DOI


Introduction

DNAmArray is a comprehensive and modular workflow for the pre-processing, quality control, and analysis of DNA methylation (DNAm) array data, tailored for large-scale epigenome-wide association studies (EWAS). It integrates best practices in the field with in-house developed tools, and has been informed by almost a decade of research using the Biobank-based Integrative Omics Study (BIOS) consortium data. The BIOS dataset combines blood-based DNAm and gene expression from across six Dutch biobanks and around 4,000 individuals, and has been used to extensively advance our understanding of epigenetic regulation and health1-8.
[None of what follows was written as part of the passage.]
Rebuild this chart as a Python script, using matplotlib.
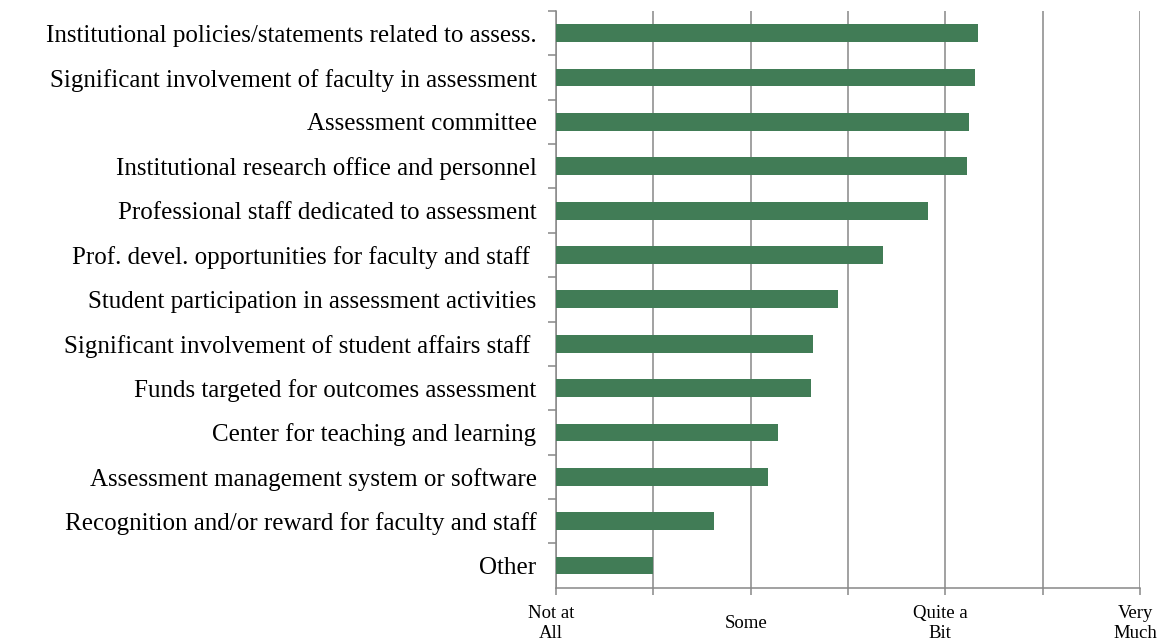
import matplotlib
matplotlib.use("Agg")
import matplotlib.pyplot as plt
import matplotlib.transforms as mtransforms

# Data
categories = [
    "Institutional policies/statements related to assess.",
    "Significant involvement of faculty in assessment",
    "Assessment committee",
    "Institutional research office and personnel",
    "Professional staff dedicated to assessment",
    "Prof. devel. opportunities for faculty and staff ",
    "Student participation in assessment activities",
    "Significant involvement of student affairs staff ",
    "Funds targeted for outcomes assessment",
    "Center for teaching and learning",
    "Assessment management system or software",
    "Recognition and/or reward for faculty and staff",
    "Other",
]
values = [3.17, 3.15, 3.12, 3.11, 2.91, 2.68, 2.45, 2.32, 2.31, 2.14, 2.09, 1.81, 1.50]
tick_values = [1, 2, 3, 4]
tick_labels = ["Not at\nAll", "Some", "Quite a\nBit", "Very\nMuch"]

bar_color = "#417C56"
grid_color = "#888888"

plt.rcParams['font.family'] = ['Liberation Serif', 'DejaVu Serif']

fig = plt.figure(figsize=(11.57, 6.41), dpi=100)
ax = fig.add_axes([0.4806, 0.0832, 0.5047, 0.8996])

ypos = list(range(len(categories)))
ax.barh(ypos, [v - 1 for v in values], left=1, height=0.40, color=bar_color, zorder=3)

ax.set_xlim(1, 4)
ax.set_ylim(len(categories) - 0.5, -0.5)

# grid every half step, labels only on whole steps
minor = [1.5, 2.5, 3.5]
ax.set_xticks(tick_values)
ax.set_xticks(minor, minor=True)
ax.set_xticklabels(tick_labels, fontsize=13.5, va='center', linespacing=1.25)
ax.tick_params(axis='x', which='both', length=5, width=1.1, color=grid_color, pad=21)
ax.grid(axis='x', which='both', color=grid_color, linewidth=1.1, zorder=0)

# labels sit a little left of their gridlines in the original
shift = mtransforms.ScaledTranslation(-5 / 100, 0, fig.dpi_scale_trans)
for lbl in ax.get_xticklabels():
    lbl.set_transform(lbl.get_transform() + shift)

# y tick marks sit between categories
ax.set_yticks([y + 0.5 for y in ypos[:-1]] + [-0.5], minor=True)
ax.set_yticks(ypos)
ax.set_yticklabels(categories, fontsize=18)
ax.tick_params(axis='y', which='major', length=0, pad=14)
ax.tick_params(axis='y', which='minor', length=6, width=1.1, color=grid_color)

for s in ['top', 'right']:
    ax.spines[s].set_visible(False)
for s in ['left', 'bottom']:
    ax.spines[s].set_color(grid_color)
    ax.spines[s].set_linewidth(1.1)

fig.savefig("out.png", dpi=100)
The workflow combines a series of convenient DNAmArray functions with BioConductor packages, including:

  • minfi for reading in IDAT files and normalization9,
  • MethylAid for sample-level quality control10,
  • bacon for controlling bias and inflation in EWAS test statistics11, and
  • omicsPrint for identifying and resolving sample mismatches12.

While thoroughly validated on DNAm data profiled using the Illumina Infinium HumanMethylation450 and EPIC arrays, notes within this documentation also outline any changes needed to apply DNAmArray to Infinium MethylationEPIC v2.0 BeadChip data. In addition, any dependencies should be installed automatically, but otherwise please refer to the relevant package’s documentation (and let us know by opening a GitHub issue!)

In conclusion, DNAmArray provides a scalable, reproducible, and EWAS-ready framework for DNA methylation data analysis, compatible with evolving technologies and suitable for integration with downstream follow-up analyses.


Example Data

The example data13 used in this workflow is available from the NCBI Gene Expression Omnibus (GEO), a public repository of microarray data. It contains genome-wide DNA methylation data from whole blood obtained using the Illumina Infinium MethylationEPIC BeadChip microarray. The participants consist of 679 children exposed to polybrominated biphenyl (PBB), an endocrine-disrupting compound, which was accidentally added to the food supply in Michigan in the 1970s.


References

1Dekkers, K.F., van Iterson, M., Slieker, R.C., et al. Blood lipids influence DNA methylation in circulating cells. Genome Biol. 17, 138 (2016).

2Slieker, R.C., van Iterson, M., Luijk, R. et al. Age-related accrual of methylomic variability is linked to fundamental ageing mechanisms. Genome Biol. 17, 191 (2016).

3Bonder, M., Luijk, R., Zhernakova, D. et al. Disease variants alter transcription factor levels and methylation of their binding sites. Nat Genet. 49, 131-138 (2017).

4Luijk, R., Wu, H., Ward-Caviness, C.K. et al. Autosomal genetic variation is associated with DNA methylation in regions variably escaping X-chromosome inactivation. Nat Commun. 9, 3738 (2018).

5van Rooij, J., Mandaviya, P.R., Claringbould, A., et al. Evaluation of commonly used analysis strategies for epigenome- and transcriptome-wide association studies through replication of large-scale population studies. Genome Biol. 20, 1:235 (2019).

6Hop, P.J., Luijk, R., Daxinger, L., et al. Genome-wide identification of genes regulating DNA methylation using genetic anchors for causal inference. Genome Biol. 21, 220 (2020).

7Dekkers, K.F., Slieker, R.C., Ioan-Facsinay, A. et al. Lipid-induced transcriptomic changes in blood link to lipid metabolism and allergic response. Nat Commun. 14, 544 (2023).

8Lui, Y., Sinke, L., Jonkman, T.H., et al. The inactive X chromosome accumulates widespread epigenetic variability with age. Clin Epigenetics. 15, 135 (2023).

9Aryee, M.J., Jaffe, A.E., Corrada-Bravo, H. et al. Minfi: a flexible and comprehensive Bioconductor package for the analysis of Infinium DNA methylation microarrays. Bioinformatics. 30, 10 (2014).

10van Iterson, M., Tobi, E.W., Slieker, R.C., et al. MethylAid: visual and interactive quality control of large Illumina 450k datasets. Bioinformatics 30, 23 (2014).

11van Iterson, M., van Zwet, E.W., BIOS consortium, et al. Controlling bias and inflation in epigenome- and transcriptome-wide association studies using the empirical null distribution. Genome Biol. 18, 19 (2017).

12van Iterson, M., Cats, D., Hop, P. et al. omicsPrint: detection of data linkage errors in multiple omics studies. Bioinformatics. 34, 12 (2018).

13Curtis, S.W., Cobb, D.O., Kilaru, V. et al. Exposure to polybrominated biphenyl (PBB) associates with genome-wide DNA methylation differences in peripheral blood. Epigenetics. 14, 1:52-66 (2019).